Industrialisation de l’agriculture par le «Great Food Reset»

Thomas Fazi (Photo UnHerd)

L’agriculture durable des petits paysans est détruite au niveau mondial

par Thomas Fazi,* Grande-Bretagne

(26 avril 2023) La France est à feu et à sang. Israël est en ébullition. L’Amérique est à la veille d’un second 6 janvier. Mais aux Pays-Bas, l’establishment politique est ébranlé par un tout autre type de protestation – une protestation qui, peut-être plus que toute autre qui fait rage aujourd’hui, menace de déstabiliser l’ordre mondial.

La victoire du «Mouvement paysan-citoyen» (BBB) lors des dernières élections provinciales du 15 mars est un résultat exceptionnel pour un parti anti-establishment créé il y a à peine plus de trois ans. Mais ce n’est pas non plus une période ordinaire.

Le Mouvement paysan-citoyen (BBB) est né des manifestations massives contre la proposition du gouvernement néerlandais de réduire de 50 % les émissions d’azote dans l’agriculture du pays d’ici 2030, un objectif qui vise à respecter les règles de l’Union européenne en matière de réduction des émissions. Alors que les grandes exploitations agricoles ont les moyens d’atteindre ces objectifs – en utilisant moins d’engrais azotés et en réduisant le nombre de leurs animaux – les petites exploitations, souvent familiales, seraient contraintes de vendre ou de fermer.

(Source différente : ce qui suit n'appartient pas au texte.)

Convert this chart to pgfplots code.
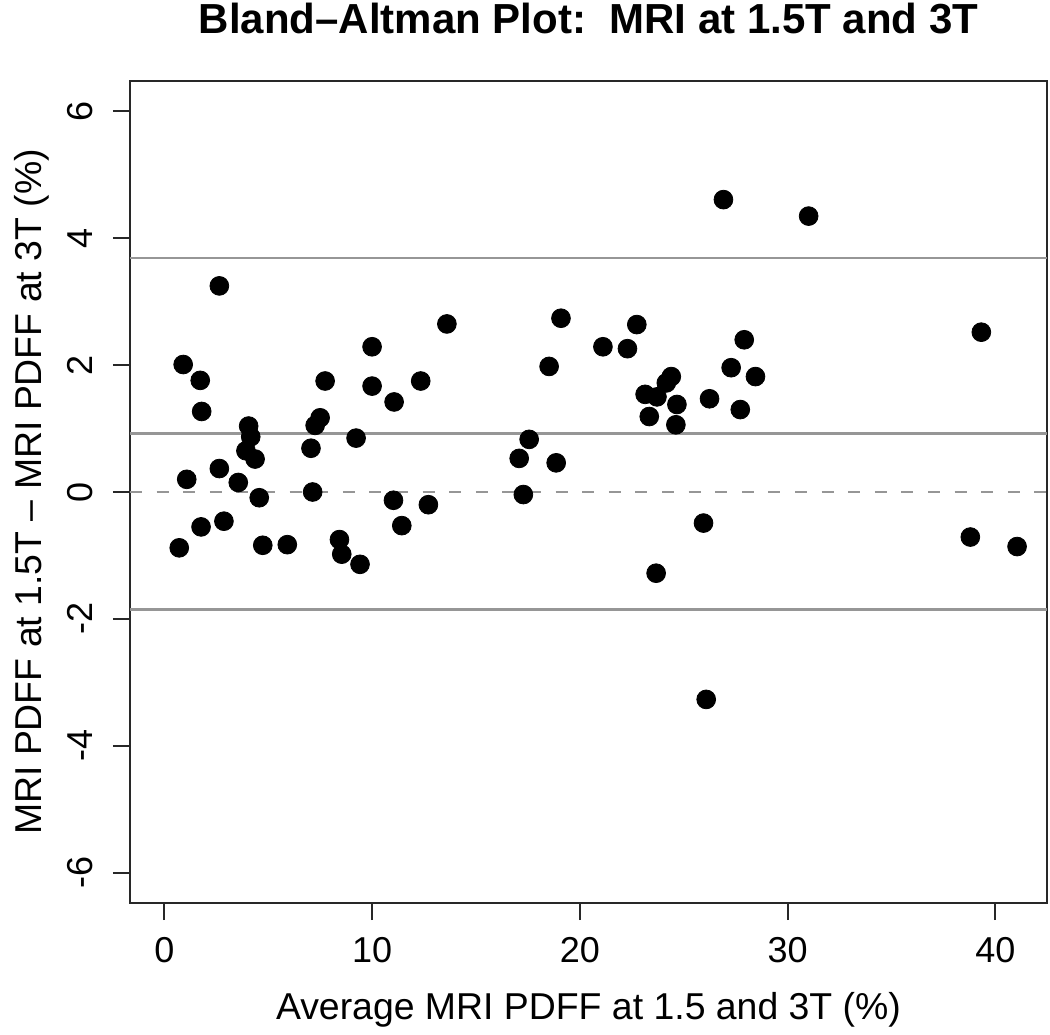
\documentclass[border=0pt]{standalone}
\usepackage{fontspec}
\setmainfont{Liberation Sans}
\usepackage{pgfplots}
\pgfplotsset{compat=1.18}
\definecolor{refgray}{RGB}{150,150,150}
\definecolor{boxgray}{RGB}{40,40,40}

\pgfplotstableread{
x y
0.72 -0.88
0.91 2.01
1.08 0.20
1.73 1.76
1.80 1.27
1.77 -0.55
2.65 3.25
2.65 0.37
2.87 -0.46
3.56 0.15
3.93 0.65
4.06 1.04
4.16 0.87
4.37 0.52
4.57 -0.09
4.74 -0.84
5.92 -0.83
7.06 0.69
7.14 0.00
7.26 1.05
7.50 1.17
7.74 1.75
8.43 -0.75
8.54 -0.98
9.23 0.85
9.42 -1.14
10.00 2.29
10.00 1.67
11.06 1.42
11.03 -0.13
11.43 -0.53
12.34 1.75
12.71 -0.20
13.60 2.65
17.08 0.53
17.28 -0.04
17.56 0.83
18.52 1.98
18.86 0.46
19.09 2.74
21.11 2.29
22.29 2.26
22.74 2.64
23.14 1.54
23.34 1.19
23.71 1.50
23.67 -1.28
24.16 1.72
24.40 1.82
24.67 1.38
24.62 1.06
25.95 -0.49
26.08 -3.27
26.24 1.47
26.91 4.61
27.28 1.96
27.72 1.30
27.91 2.40
28.45 1.82
31.01 4.35
38.79 -0.71
39.32 2.52
41.04 -0.86
}\pdfftable

\begin{document}
\begin{tikzpicture}
\begin{axis}[
  scale only axis,
  width=458.5pt, height=411pt,
  xmin=-1.65, xmax=42.48, ymin=-6.48, ymax=6.48,
  xtick={0,10,20,30,40},
  ytick={-6,-4,-2,0,2,4,6},
  tick align=outside,
  xtick pos=lower, ytick pos=left,
  major tick length=8.5pt,
  axis line style={line width=1pt, boxgray},
  every tick/.style={line width=1pt, boxgray},
  tick label style={font=\fontsize{18}{21}\selectfont},
  /pgf/number format/assume math mode=true,
  xticklabel style={inner sep=8.5pt},
  yticklabel style={rotate=90, anchor=south, inner sep=10pt},
  label style={font=\fontsize{18.7}{22}\selectfont},
  xlabel={Average MRI PDFF at 1.5 and 3T (\%)},
  ylabel={MRI PDFF at 1.5T – MRI PDFF at 3T (\%)},
  xlabel style={at={(axis description cs:0.5,-0.1423)}, anchor=base},
  ylabel style={at={(axis description cs:-0.096,0.5)}, anchor=base},
  title={Bland–Altman Plot:\ \ MRI at 1.5T and 3T},
  title style={font=\bfseries\fontsize{21}{25}\selectfont,
    at={(axis description cs:0.5,1.0437)}, anchor=base},
]
% limits of agreement and mean difference
\addplot[refgray, line width=1.3pt] coordinates {(-1.65,3.69) (42.48,3.69)};
\addplot[refgray, line width=1.3pt] coordinates {(-1.65,0.918) (42.48,0.918)};
\addplot[refgray, line width=1.3pt] coordinates {(-1.65,-1.85) (42.48,-1.85)};
\addplot[refgray, line width=1.3pt, dash pattern=on 6pt off 7.3pt] coordinates {(-1.65,0) (42.48,0)};
% observations
\addplot[only marks, mark=*, mark size=4.7pt, black] table[x=x, y=y] {\pdfftable};
\end{axis}
\pgfresetboundingbox
\path[use as bounding box] (-65pt,-65.5pt) rectangle (460pt,451.5pt);
\end{tikzpicture}
\end{document}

Selon un document fortement caviardé de la Commission européenne, c’est précisément l’objectif de la stratégie: «l’extensification de l’agriculture, notamment par le rachat ou l’abandon d’exploitations, dans le but de réduire le cheptel»; cela se ferait «dans un premier temps sur une base volontaire, mais des rachats forcés ne sont pas exclus, si nécessaires».1

Attaque contre l’existence des petits agriculteurs

Il n’est donc pas surprenant que ces plans aient déclenché des protestations massives de la part des agriculteurs, qui y voient une attaque directe contre leurs moyens de subsistance, et que le slogan du BBB – «No Farms, No Food» – ait eu un grand écho auprès des électeurs. Mais au-delà des inquiétudes sur l’impact de la mesure sur la sécurité alimentaire du pays et sur un mode de vie rural séculaire qui fait partie intégrante de l’identité nationale des Pays-Bas, la justification de cette mesure drastique est également discutable.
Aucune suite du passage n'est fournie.